Creating Custom Slash Commands in Claude Code

Part 1: Step-by-Step Tutorial

What This Workflow Does

Create a reusable slash command in Claude Code that you can trigger anytime to document your session and turn it into a blog post.

The Setup

Alex had just used Claude to rename a bunch of screenshot files. Then asked:

awesome. so now is there a slash command I can use to do this whenever i'm using claude code?

What Claude Did

  1. Created the commands directory (if it doesn’t exist):

    mkdir -p /Users/sash/.claude/commands
    
  2. Created a markdown file at /Users/sash/.claude/commands/document-session.md with the prompt instructions

  3. The command file contents:

    Review what just happened in this conversation and create a markdown file with two sections:
    
    ## Section 1: Step-by-Step Instructions
    Document exactly what the user did, the prompts used, and what Claude did in response...
    
    ## Section 2: Blog Post
    Write a SHORT blog post in the "Both Are True" newsletter style...
    
    Save the markdown file to: /Users/sash/Documents/VAULTS/the work (public?)/
    

How Custom Slash Commands Work

  • Put a .md file in ~/.claude/commands/
  • The filename becomes the command: document-session.md/document-session
  • The file contents become the prompt that runs when you invoke it
  • You can use $ARGUMENTS placeholder to pass in additional context

Your New Command

Command: /document-session

What it does:

  • Reviews the current conversation
  • Creates step-by-step instructions
  • Writes a Both Are True style blog post
  • Saves to your Obsidian vault

Other Command Ideas

You could create:

  • /rename-images - Rename all images in current directory
  • /summarize - Summarize what was accomplished
  • /commit-message - Generate a commit message for current changes
  • /blog-draft - Turn any conversation into a blog post

Part 2: Blog Post - “Teaching Claude Your Shortcuts”

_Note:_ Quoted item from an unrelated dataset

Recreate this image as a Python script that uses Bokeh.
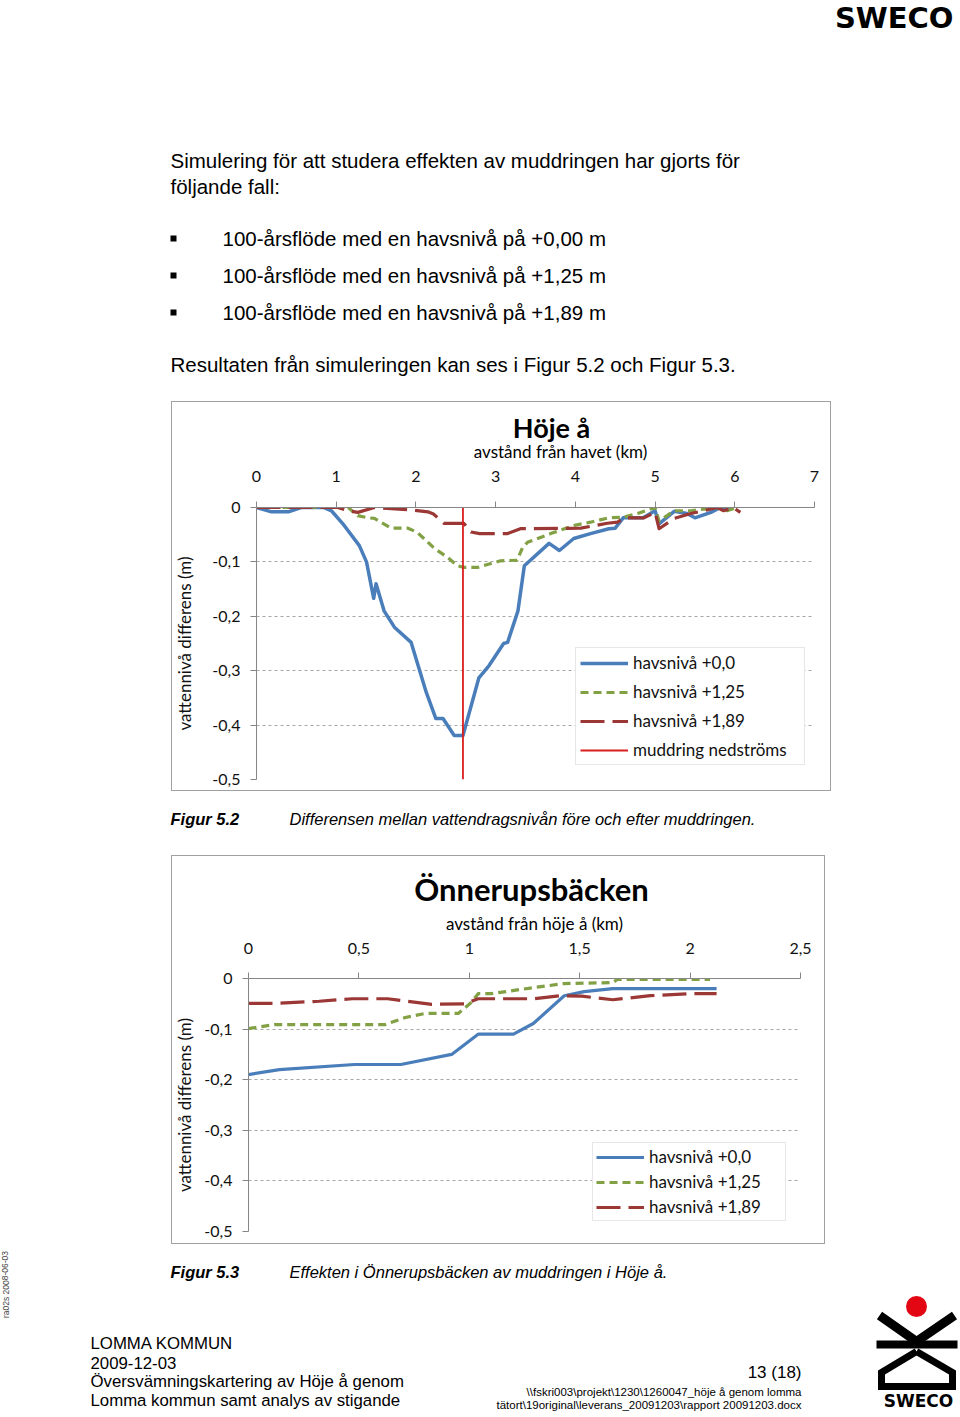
from bokeh.plotting import figure
from bokeh.layouts import column, row, Spacer
from bokeh.models import Range1d, FixedTicker, CustomJSTickFormatter, Legend, LegendItem
from bokeh.core.properties import value
from bokeh.embed import file_html
from bokeh.resources import INLINE

# ---------------- data: chart 1 (Höje å) ----------------
hoje_x_ticks = [0, 1, 2, 3, 4, 5, 6, 7]
hoje_y_ticks = [0, -0.1, -0.2, -0.3, -0.4, -0.5]

hoje_km_00 = [0, 0.19, 0.4, 0.56, 0.84, 0.94, 1.1, 1.29, 1.38, 1.47, 1.5, 1.6, 1.73, 1.94,
              2.13, 2.25, 2.34, 2.48, 2.59, 2.79, 2.92, 3.1, 3.15, 3.28, 3.36, 3.67, 3.8,
              3.98, 4.19, 4.42, 4.5, 4.6, 4.85, 5.0, 5.05, 5.24, 5.4, 5.5, 5.7, 5.82, 5.95]
hoje_diff_00 = [0, -0.008, -0.008, 0, 0, -0.006, -0.033, -0.07, -0.10, -0.167, -0.14, -0.19,
                -0.22, -0.248, -0.34, -0.388, -0.388, -0.419, -0.419, -0.313, -0.29, -0.25,
                -0.248, -0.19, -0.107, -0.066, -0.079, -0.057, -0.048, -0.039, -0.038, -0.019,
                -0.019, -0.006, -0.03, -0.007, -0.011, -0.019, -0.009, 0, 0]

hoje_km_125 = [0, 1.15, 1.27, 1.4, 1.48, 1.69, 1.9, 2.02, 2.23, 2.4, 2.52, 2.6, 2.78, 2.94,
               3.06, 3.27, 3.34, 3.4, 3.69, 3.98, 4.19, 4.42, 4.6, 4.78, 5.0, 5.05, 5.24,
               5.45, 5.78, 5.9, 6.03]
hoje_diff_125 = [0, 0, -0.015, -0.019, -0.02, -0.038, -0.038, -0.046, -0.075, -0.092, -0.107,
                 -0.11, -0.11, -0.103, -0.098, -0.097, -0.073, -0.064, -0.048, -0.033, -0.027,
                 -0.019, -0.018, -0.011, 0, -0.025, -0.006, -0.006, 0, -0.006, 0]

hoje_km_189 = [0, 1.02, 1.15, 1.27, 1.48, 1.9, 2.15, 2.22, 2.35, 2.6, 2.69, 2.8, 3.15, 3.31,
               4.07, 4.4, 4.53, 4.61, 4.86, 5.0, 5.05, 5.24, 5.45, 5.61, 5.78, 5.86, 5.98, 6.07]
hoje_diff_189 = [0, 0, -0.006, -0.009, 0, -0.004, -0.008, -0.012, -0.029, -0.029, -0.045,
                 -0.048, -0.048, -0.039, -0.038, -0.029, -0.027, -0.019, -0.019, -0.009,
                 -0.039, -0.02, -0.011, -0.006, 0, -0.006, 0, -0.009]

muddring_km = 2.59

# ---------------- data: chart 2 (Önnerupsbäcken) ----------------
onn_x_ticks = [0, 0.5, 1, 1.5, 2, 2.5]
onn_y_ticks = [0, -0.1, -0.2, -0.3, -0.4, -0.5]

onn_km_00 = [0, 0.14, 0.48, 0.69, 0.92, 1.04, 1.2, 1.29, 1.43, 1.52, 1.65, 2.12]
onn_diff_00 = [-0.19, -0.18, -0.17, -0.17, -0.15, -0.11, -0.11, -0.089, -0.034, -0.026,
               -0.02, -0.02]
onn_km_125 = [0, 0.12, 0.62, 0.71, 0.8, 0.95, 1.01, 1.04, 1.1, 1.29, 1.43, 1.65, 1.67, 2.09]
onn_diff_125 = [-0.099, -0.091, -0.091, -0.077, -0.069, -0.069, -0.047, -0.03, -0.03,
                -0.018, -0.01, -0.008, -0.002, -0.002]
onn_km_189 = [0, 0.12, 0.32, 0.47, 0.63, 0.83, 0.98, 1.04, 1.29, 1.41, 1.51, 1.65, 1.82,
              2.0, 2.12]
onn_diff_189 = [-0.049, -0.049, -0.045, -0.04, -0.04, -0.051, -0.05, -0.04, -0.04, -0.034,
                -0.035, -0.042, -0.034, -0.03, -0.03]

series_labels = ["havsnivå +0,0", "havsnivå +1,25", "havsnivå +1,89"]
muddring_label = "muddring nedströms"

# ---------------- texts ----------------
chart1_title = "Höje å"
chart1_sub = "avstånd från havet (km)"
chart2_title = "Önnerupsbäcken"
chart2_sub = "avstånd från höje å (km)"
y_label = "vattennivå differens (m)"
para_lines = ["Simulering för att studera effekten av muddringen har gjorts för",
              "följande fall:"]
bullet_lines = ["100-årsflöde med en havsnivå på +0,00 m",
                "100-årsflöde med en havsnivå på +1,25 m",
                "100-årsflöde med en havsnivå på +1,89 m"]
result_line = "Resultaten från simuleringen kan ses i Figur 5.2 och Figur 5.3."
cap1 = ("Figur 5.2", "Differensen mellan vattendragsnivån före och efter muddringen.")
cap2 = ("Figur 5.3", "Effekten i Önnerupsbäcken av muddringen i Höje å.")
footer_left = ["LOMMA KOMMUN", "2009-12-03", "Översvämningskartering av Höje å genom",
               "Lomma kommun samt analys av stigande"]
footer_page = "13 (18)"
footer_path = ["\\\\fskri003\\projekt\\1230\\1260047_höje å genom lomma",
               "tätort\\19original\\leverans_20091203\\rapport 20091203.docx"]
side_text = "ra02s 2008-06-03"

BLUE = "#4a7ebb"
GREEN = "#82a044"
DRED = "#9b3734"
RED = "#d91e1e"
GRAY = "#a6a6a6"
BOX = "#a0a0a0"
BODY_FONT = "Liberation Sans"
CHART_FONT = "Lato"

fmt_code = """
const v = Math.round(tick*10)/10;
let s = (v === 0) ? "0" : String(v);
return s.replace(".", ",");
"""

BOX_TOP = {"background-color": "white",
           "box-shadow": f"inset 1px 0 0 {BOX}, inset -1px 0 0 {BOX}, inset 0 1px 0 {BOX}"}
BOX_BOTTOM = {"background-color": "white",
              "box-shadow": f"inset 1px 0 0 {BOX}, inset -1px 0 0 {BOX}, inset 0 -1px 0 {BOX}"}


def page_fig(width, height, x0, y0, styles=None):
    if styles is not None:
        kw = dict(styles=styles, border_fill_color=None, background_fill_color=None)
    else:
        kw = dict(border_fill_color="white", background_fill_color="white")
    p = figure(width=width, height=height, x_range=Range1d(x0, x0 + width),
               y_range=Range1d(y0 + height, y0), x_axis_location=None, y_axis_location=None,
               output_backend="svg", toolbar_location=None, min_border=0, **kw)
    p.grid.visible = False
    p.outline_line_color = None
    return p


def txt(p, x, y, s, size, font=BODY_FONT, style="normal", align="left", color="#000000",
        angle=0.0):
    p.text(x=[x], y=[y], text=[s], text_font=value(font), text_font_size=value(f"{size}px"),
           text_font_style=style, text_align=align, text_baseline="middle",
           text_color=color, angle=angle)


def chart(width, height, xr, xticks, yticks, mb, xstand, ylab_stand):
    p = figure(width=width, height=height, x_range=Range1d(*xr), y_range=Range1d(-0.5, 0),
               x_axis_location="above", output_backend="svg", toolbar_location=None,
               min_border_left=mb[0], min_border_right=mb[1], min_border_top=mb[2],
               min_border_bottom=mb[3], border_fill_color=None,
               background_fill_color="white", styles=BOX_BOTTOM)
    p.title.visible = False
    p.outline_line_color = None
    p.xgrid.visible = False
    p.ygrid.grid_line_color = GRAY
    p.ygrid.grid_line_dash = "3 3"
    p.ygrid.grid_line_width = 1
    fmt = CustomJSTickFormatter(code=fmt_code)
    p.xaxis.ticker = FixedTicker(ticks=xticks)
    p.yaxis.ticker = FixedTicker(ticks=yticks)
    for ax in (p.xaxis[0], p.yaxis[0]):
        ax.formatter = fmt
        ax.axis_line_color = "#868686"
        ax.major_tick_line_color = "#868686"
        ax.minor_tick_line_color = None
        ax.major_tick_out = 6
        ax.major_tick_in = 0
        ax.major_label_text_font = CHART_FONT
        ax.major_label_text_font_size = "16px"
        ax.major_label_text_color = "#111111"
    p.xaxis.major_label_standoff = xstand
    p.yaxis.major_label_standoff = 10
    p.yaxis.axis_label = y_label
    p.yaxis.axis_label_text_font = CHART_FONT
    p.yaxis.axis_label_text_font_size = "17px"
    p.yaxis.axis_label_text_font_style = "normal"
    p.yaxis.axis_label_text_color = "#111111"
    p.yaxis.axis_label_standoff = ylab_stand
    return p


def add_legend(p, items, loc, label_width, spacing, padding):
    lg = Legend(items=items, location=loc, border_line_color="#d0d0d0",
                background_fill_color="white", background_fill_alpha=1.0,
                label_text_font=CHART_FONT, label_text_font_size="17px",
                label_text_color="#111111", glyph_width=48, glyph_height=18,
                label_height=18, label_width=label_width, spacing=spacing, padding=padding,
                margin=0, label_standoff=5)
    p.add_layout(lg)
    return lg


# ---------------- page header ----------------
head = page_fig(960, 401, 0, 0)
txt(head, 953, 17, "SWECO", 29, font="DejaVu Sans", style="bold", align="right")
txt(head, 170, 160, para_lines[0], 20.5)
txt(head, 170, 186, para_lines[1], 20.5)
for i, s in enumerate(bullet_lines):
    yy = 238 + 37 * i
    head.rect(x=[173], y=[yy], width=6, height=6, fill_color="black", line_color=None)
    txt(head, 222, yy, s, 20.5)
txt(head, 170, 364, result_line, 20.5)

# ---------------- chart 1 ----------------
h1 = page_fig(660, 61, 171, 401, styles=BOX_TOP)
txt(h1, 551, 427, chart1_title, 27, font=CHART_FONT, style="bold", align="center")
txt(h1, 560, 451, chart1_sub, 17, font=CHART_FONT, align="center")

p1 = chart(660, 329, (0, 7), hoje_x_ticks, hoje_y_ticks, (84, 17, 45, 12), 20, 14)
r00 = p1.line(hoje_km_00, hoje_diff_00, line_color=BLUE, line_width=3.5, line_join="round")
r125 = p1.line(hoje_km_125, hoje_diff_125, line_color=GREEN, line_width=3.2,
               line_dash="8 5", line_join="round")
r189 = p1.line(hoje_km_189, hoje_diff_189, line_color=DRED, line_width=3.2,
               line_dash="24 8", line_join="round")
rm = p1.line([muddring_km, muddring_km], [0, -0.5], line_color=RED, line_width=1.8)
add_legend(p1, [LegendItem(label=series_labels[0], renderers=[r00]),
                LegendItem(label=series_labels[1], renderers=[r125]),
                LegendItem(label=series_labels[2], renderers=[r189]),
                LegendItem(label=muddring_label, renderers=[rm])], (319, 14), 167, 8, 4)

# ---------------- caption 1 ----------------
capf = page_fig(960, 64, 0, 791)
txt(capf, 170, 818, cap1[0], 16.5, style="bold italic")
txt(capf, 289, 818, cap1[1], 16.5, style="italic")

# ---------------- chart 2 ----------------
h2 = page_fig(654, 78, 171, 855, styles=BOX_TOP)
txt(h2, 531, 888, chart2_title, 31, font=CHART_FONT, style="bold", align="center")
txt(h2, 534, 923, chart2_sub, 17, font=CHART_FONT, align="center")

p2 = chart(654, 311, (0, 2.5), onn_x_ticks, onn_y_ticks, (76, 25, 45, 13), 19, 6)
s00 = p2.line(onn_km_00, onn_diff_00, line_color=BLUE, line_width=3.2, line_join="round")
s125 = p2.line(onn_km_125, onn_diff_125, line_color=GREEN, line_width=3.2,
               line_dash="8 5", line_join="round")
s189 = p2.line(onn_km_189, onn_diff_189, line_color=DRED, line_width=3.2,
               line_dash="24 8", line_join="round")
add_legend(p2, [LegendItem(label=series_labels[0], renderers=[s00]),
                LegendItem(label=series_labels[1], renderers=[s125]),
                LegendItem(label=series_labels[2], renderers=[s189])], (344, 10), 133, 4, 3)

# ---------------- footer ----------------
foot = page_fig(960, 173, 0, 1244)
txt(foot, 170, 1271, cap2[0], 16.5, style="bold italic")
txt(foot, 289, 1271, cap2[1], 16.5, style="italic")
for i, s in enumerate(footer_left):
    txt(foot, 90, 1343 + 19 * i, s, 16.8)
txt(foot, 801, 1372, footer_page, 17, align="right")
txt(foot, 801, 1391, footer_path[0], 11.5, align="right")
txt(foot, 801, 1404, footer_path[1], 11.5, align="right")
txt(foot, 5, 1284, side_text, 8.5, color="#444444", align="center", angle=1.5708)

# SWECO logo (decoration)
logo_arms_x = [[879, 916, 954]]
logo_arms_y = [[1315, 1341, 1315]]
foot.multi_line(logo_arms_x, logo_arms_y, line_color="black", line_width=9,
                line_join="miter")
foot.line([876, 957], [1344, 1344], line_color="black", line_width=8)
foot.line([916, 881, 881, 952, 952, 916], [1351, 1372, 1386, 1386, 1372, 1351],
          line_color="black", line_width=7, line_join="miter")
foot.scatter([916], [1306], size=21, marker="circle", fill_color="#e30613", line_color=None)
txt(foot, 918, 1400, "SWECO", 17, font="DejaVu Sans", style="bold", align="center")

layout = column(head,
                row(Spacer(width=171, height=61), h1),
                row(Spacer(width=171, height=329), p1),
                capf,
                row(Spacer(width=171, height=78), h2),
                row(Spacer(width=171, height=311), p2),
                foot, spacing=0)

open("out.html", "w").write(file_html(layout, INLINE))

The meta moment just happened.

I used Claude to rename some files. Then I asked if there was a slash command to document what we did. There wasn’t. So Claude made one. Then I asked Claude to run the command on… the conversation where we made the command.

Both are true: this is absurdly recursive and also exactly how tools should work. You use something, notice friction, and smooth it out for next time. The tool learns your patterns. Except here “the tool learning” is literally just a markdown file in a folder.

That’s the part that gets me. Custom slash commands in Claude Code are just text files. No code. No config. No API. You write what you want to happen in plain English, save it as whatever.md, and now /whatever is a thing you can do. It’s almost disappointingly simple.

I now have a /document-session command that will review any Claude Code conversation, extract the workflow into reusable steps, write it up in my voice, and save it to my Obsidian vault. Took about 30 seconds to create.

The unsexy truth about productivity: it’s not about the big systems. It’s about noticing the thing you’ll do again and making it one step easier. Then doing that a hundred times. Compound interest for your workflows.